◆ **Goal**: Begin with the line containing "Output the web" and end with the line containing "const yTickExps = [-2, 0, 2, 4, 6, 8];". Give those lines again exactly, leaving out the images.

◆ **Records**:
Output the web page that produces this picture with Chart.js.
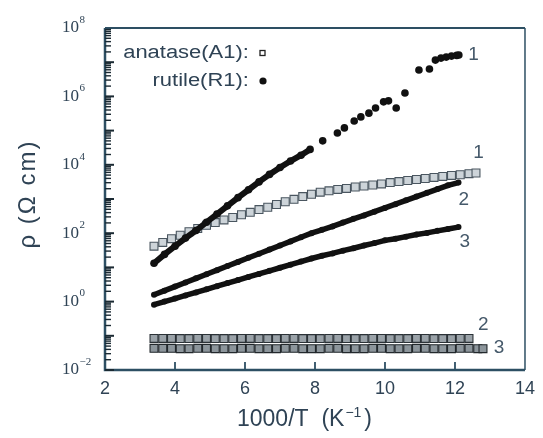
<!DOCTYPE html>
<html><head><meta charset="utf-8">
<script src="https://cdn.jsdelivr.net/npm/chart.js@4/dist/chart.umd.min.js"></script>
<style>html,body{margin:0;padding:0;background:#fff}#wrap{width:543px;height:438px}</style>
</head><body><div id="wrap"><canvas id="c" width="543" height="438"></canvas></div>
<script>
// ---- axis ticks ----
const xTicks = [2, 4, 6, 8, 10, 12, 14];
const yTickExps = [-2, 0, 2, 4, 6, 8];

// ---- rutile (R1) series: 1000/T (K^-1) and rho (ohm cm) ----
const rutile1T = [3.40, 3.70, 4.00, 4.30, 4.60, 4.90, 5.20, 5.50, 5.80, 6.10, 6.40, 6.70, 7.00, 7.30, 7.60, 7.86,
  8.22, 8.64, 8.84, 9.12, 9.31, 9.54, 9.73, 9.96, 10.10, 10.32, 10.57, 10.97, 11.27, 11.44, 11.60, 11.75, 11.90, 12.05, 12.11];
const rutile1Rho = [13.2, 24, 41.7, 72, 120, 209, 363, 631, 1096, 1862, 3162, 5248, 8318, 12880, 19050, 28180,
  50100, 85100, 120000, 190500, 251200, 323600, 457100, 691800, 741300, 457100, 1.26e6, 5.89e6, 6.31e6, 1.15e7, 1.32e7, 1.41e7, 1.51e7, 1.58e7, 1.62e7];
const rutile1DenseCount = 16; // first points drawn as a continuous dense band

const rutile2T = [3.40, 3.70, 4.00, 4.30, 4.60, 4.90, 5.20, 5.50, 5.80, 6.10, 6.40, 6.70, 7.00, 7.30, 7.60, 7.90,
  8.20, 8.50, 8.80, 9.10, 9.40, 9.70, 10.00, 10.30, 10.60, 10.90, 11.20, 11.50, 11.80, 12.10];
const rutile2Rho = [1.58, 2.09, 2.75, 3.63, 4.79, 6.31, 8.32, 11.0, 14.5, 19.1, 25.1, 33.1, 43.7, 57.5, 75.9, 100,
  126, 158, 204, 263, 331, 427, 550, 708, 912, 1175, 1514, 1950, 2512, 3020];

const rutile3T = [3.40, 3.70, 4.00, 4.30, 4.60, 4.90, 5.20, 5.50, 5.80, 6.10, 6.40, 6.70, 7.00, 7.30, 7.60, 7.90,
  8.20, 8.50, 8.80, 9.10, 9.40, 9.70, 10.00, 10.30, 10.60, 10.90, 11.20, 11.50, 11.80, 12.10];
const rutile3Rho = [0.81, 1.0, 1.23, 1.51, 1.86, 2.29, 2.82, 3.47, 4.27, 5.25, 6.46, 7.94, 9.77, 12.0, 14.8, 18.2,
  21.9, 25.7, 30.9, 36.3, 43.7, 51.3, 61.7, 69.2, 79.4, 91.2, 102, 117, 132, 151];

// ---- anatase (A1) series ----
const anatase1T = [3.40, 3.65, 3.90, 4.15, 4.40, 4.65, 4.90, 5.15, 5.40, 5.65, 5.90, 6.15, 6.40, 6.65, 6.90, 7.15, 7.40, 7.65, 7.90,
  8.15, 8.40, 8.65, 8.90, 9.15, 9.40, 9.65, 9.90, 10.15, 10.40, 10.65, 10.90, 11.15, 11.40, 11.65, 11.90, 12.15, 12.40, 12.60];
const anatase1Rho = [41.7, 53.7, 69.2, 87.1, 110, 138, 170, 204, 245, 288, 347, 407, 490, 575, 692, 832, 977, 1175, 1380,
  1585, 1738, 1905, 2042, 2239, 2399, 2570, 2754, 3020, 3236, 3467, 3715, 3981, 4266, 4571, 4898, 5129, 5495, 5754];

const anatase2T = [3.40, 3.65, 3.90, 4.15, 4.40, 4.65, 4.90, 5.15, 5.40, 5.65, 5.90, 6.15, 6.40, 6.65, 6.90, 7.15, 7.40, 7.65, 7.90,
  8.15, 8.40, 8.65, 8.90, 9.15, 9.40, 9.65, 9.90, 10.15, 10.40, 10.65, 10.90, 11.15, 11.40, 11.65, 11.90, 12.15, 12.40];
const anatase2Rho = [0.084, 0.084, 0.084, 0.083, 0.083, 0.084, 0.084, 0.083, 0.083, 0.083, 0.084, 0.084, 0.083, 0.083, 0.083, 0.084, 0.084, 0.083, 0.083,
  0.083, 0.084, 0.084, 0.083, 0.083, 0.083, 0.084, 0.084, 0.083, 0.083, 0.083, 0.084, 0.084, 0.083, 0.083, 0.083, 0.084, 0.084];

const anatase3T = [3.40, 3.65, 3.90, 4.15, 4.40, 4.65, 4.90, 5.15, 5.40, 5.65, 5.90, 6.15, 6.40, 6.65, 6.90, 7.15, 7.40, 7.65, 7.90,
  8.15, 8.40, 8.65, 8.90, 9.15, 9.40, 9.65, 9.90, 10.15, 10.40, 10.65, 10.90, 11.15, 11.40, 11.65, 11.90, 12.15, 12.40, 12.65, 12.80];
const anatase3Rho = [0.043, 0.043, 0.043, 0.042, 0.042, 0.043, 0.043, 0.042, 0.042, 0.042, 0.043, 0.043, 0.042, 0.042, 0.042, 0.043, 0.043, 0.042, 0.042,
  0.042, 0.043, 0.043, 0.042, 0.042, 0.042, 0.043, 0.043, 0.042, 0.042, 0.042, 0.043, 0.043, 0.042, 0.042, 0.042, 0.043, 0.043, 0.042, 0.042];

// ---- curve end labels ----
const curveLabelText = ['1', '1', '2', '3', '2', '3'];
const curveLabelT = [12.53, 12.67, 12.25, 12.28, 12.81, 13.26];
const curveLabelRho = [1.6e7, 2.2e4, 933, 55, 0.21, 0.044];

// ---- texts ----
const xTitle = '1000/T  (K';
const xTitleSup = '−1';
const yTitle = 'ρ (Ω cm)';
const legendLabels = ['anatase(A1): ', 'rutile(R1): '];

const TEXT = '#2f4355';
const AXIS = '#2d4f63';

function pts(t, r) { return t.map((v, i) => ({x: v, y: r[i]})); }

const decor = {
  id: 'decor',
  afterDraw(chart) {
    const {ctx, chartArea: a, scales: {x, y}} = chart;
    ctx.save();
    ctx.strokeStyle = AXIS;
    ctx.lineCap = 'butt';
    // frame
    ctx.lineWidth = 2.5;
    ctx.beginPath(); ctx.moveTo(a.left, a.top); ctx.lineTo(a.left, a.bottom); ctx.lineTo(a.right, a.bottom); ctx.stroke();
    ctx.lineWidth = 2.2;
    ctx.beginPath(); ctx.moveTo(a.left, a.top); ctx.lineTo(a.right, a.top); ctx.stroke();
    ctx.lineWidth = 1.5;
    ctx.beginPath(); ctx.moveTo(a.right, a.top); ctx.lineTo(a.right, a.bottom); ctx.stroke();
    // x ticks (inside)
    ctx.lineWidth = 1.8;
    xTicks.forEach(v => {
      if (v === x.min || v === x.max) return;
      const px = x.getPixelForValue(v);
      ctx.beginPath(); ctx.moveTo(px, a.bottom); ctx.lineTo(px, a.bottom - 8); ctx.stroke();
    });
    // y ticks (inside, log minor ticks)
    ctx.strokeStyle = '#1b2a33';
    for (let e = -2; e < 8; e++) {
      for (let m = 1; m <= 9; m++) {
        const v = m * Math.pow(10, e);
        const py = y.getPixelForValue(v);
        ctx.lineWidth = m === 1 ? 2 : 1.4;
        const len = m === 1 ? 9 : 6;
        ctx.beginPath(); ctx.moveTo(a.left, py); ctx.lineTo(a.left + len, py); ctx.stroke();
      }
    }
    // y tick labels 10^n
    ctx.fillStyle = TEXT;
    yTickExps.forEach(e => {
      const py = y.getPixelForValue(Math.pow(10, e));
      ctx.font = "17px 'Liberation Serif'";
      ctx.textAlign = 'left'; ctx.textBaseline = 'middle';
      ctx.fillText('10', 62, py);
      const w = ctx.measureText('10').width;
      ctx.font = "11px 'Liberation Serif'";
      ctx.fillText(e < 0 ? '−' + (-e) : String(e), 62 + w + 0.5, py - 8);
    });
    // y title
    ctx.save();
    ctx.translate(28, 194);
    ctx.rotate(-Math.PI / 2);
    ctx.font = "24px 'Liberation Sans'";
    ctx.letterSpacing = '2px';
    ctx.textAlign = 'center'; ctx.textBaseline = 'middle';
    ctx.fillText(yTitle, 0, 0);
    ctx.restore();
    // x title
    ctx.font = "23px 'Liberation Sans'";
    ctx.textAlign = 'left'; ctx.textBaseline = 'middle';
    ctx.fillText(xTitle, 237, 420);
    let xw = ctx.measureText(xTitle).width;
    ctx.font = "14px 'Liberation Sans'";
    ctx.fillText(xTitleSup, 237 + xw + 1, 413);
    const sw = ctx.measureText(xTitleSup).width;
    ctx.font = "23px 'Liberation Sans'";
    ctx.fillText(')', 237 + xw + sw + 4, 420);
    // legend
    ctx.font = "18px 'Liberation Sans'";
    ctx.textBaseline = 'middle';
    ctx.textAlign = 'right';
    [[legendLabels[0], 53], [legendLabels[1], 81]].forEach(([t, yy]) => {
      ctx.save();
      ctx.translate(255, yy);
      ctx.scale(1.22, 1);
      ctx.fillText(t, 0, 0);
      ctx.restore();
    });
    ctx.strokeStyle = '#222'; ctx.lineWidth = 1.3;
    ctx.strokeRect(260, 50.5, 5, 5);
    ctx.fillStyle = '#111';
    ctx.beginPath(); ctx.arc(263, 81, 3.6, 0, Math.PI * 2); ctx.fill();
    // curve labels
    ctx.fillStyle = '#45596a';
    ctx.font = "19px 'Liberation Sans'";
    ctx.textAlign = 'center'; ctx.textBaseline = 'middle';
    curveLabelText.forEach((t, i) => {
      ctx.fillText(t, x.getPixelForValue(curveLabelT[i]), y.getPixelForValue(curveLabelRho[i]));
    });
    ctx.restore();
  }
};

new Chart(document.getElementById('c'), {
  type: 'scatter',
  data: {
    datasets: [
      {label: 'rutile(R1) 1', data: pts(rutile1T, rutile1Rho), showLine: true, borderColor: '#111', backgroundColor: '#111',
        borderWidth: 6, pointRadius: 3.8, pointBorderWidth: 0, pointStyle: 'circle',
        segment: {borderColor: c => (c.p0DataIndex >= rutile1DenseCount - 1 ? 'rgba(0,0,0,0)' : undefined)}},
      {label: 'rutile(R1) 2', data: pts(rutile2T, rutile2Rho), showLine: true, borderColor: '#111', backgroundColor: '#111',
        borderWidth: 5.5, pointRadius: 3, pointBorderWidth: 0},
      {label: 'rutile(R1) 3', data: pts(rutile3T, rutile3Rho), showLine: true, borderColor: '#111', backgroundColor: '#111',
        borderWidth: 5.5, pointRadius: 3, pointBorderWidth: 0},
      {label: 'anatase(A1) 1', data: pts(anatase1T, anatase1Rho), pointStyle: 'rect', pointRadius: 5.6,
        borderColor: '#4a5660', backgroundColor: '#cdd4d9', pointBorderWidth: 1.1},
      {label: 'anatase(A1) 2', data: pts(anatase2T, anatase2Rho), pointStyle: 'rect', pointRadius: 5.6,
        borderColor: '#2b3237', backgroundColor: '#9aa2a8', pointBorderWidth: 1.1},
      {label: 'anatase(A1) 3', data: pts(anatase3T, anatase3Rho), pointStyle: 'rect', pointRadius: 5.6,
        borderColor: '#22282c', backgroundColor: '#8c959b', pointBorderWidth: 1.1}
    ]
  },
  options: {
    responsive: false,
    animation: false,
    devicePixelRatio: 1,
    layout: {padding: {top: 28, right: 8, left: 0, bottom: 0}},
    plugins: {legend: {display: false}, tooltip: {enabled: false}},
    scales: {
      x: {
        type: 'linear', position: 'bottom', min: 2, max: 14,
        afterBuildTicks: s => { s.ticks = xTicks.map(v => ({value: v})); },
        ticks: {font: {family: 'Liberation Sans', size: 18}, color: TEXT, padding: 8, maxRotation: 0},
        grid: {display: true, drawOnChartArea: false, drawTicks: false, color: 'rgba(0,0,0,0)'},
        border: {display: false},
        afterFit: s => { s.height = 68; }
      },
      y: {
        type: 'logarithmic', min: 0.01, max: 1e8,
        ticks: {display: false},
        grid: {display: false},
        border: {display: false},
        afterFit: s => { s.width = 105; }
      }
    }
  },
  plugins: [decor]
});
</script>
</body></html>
...
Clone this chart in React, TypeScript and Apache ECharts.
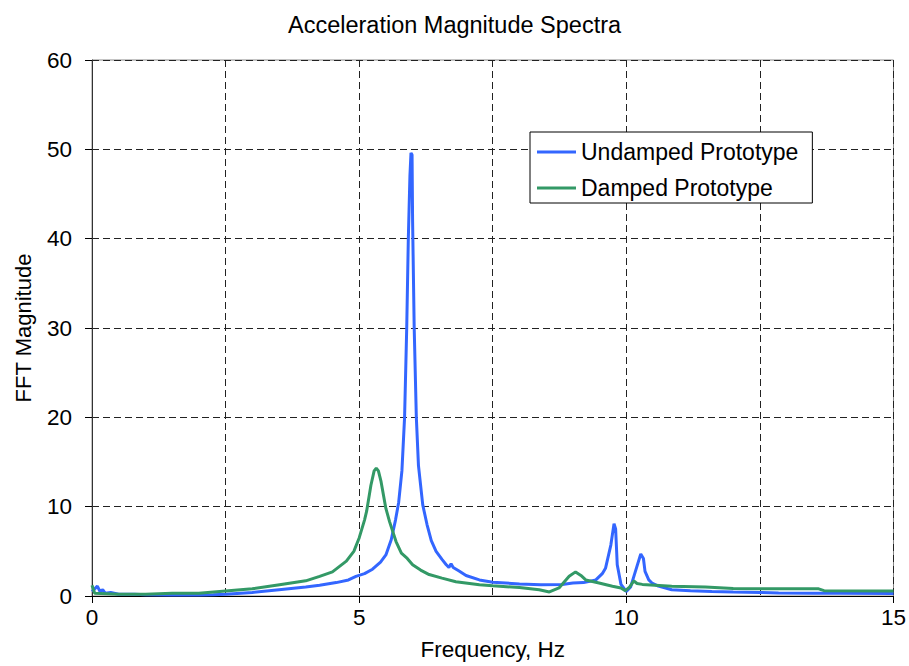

◆ **Finished task**:
Output the web page that produces this picture with Chart.js.
<!DOCTYPE html>
<html><head><meta charset="utf-8">
<script src="https://cdn.jsdelivr.net/npm/chart.js@4/dist/chart.umd.min.js"></script>
<style>html,body{margin:0;padding:0;background:#fff}#wrap{width:543px;height:438px}</style>
</head><body><div id="wrap"><canvas id="c" width="543" height="438"></canvas></div>
<script>
// ---- axis ticks ----
const xTicks = [2, 4, 6, 8, 10, 12, 14];
const yTickExps = [-2, 0, 2, 4, 6, 8];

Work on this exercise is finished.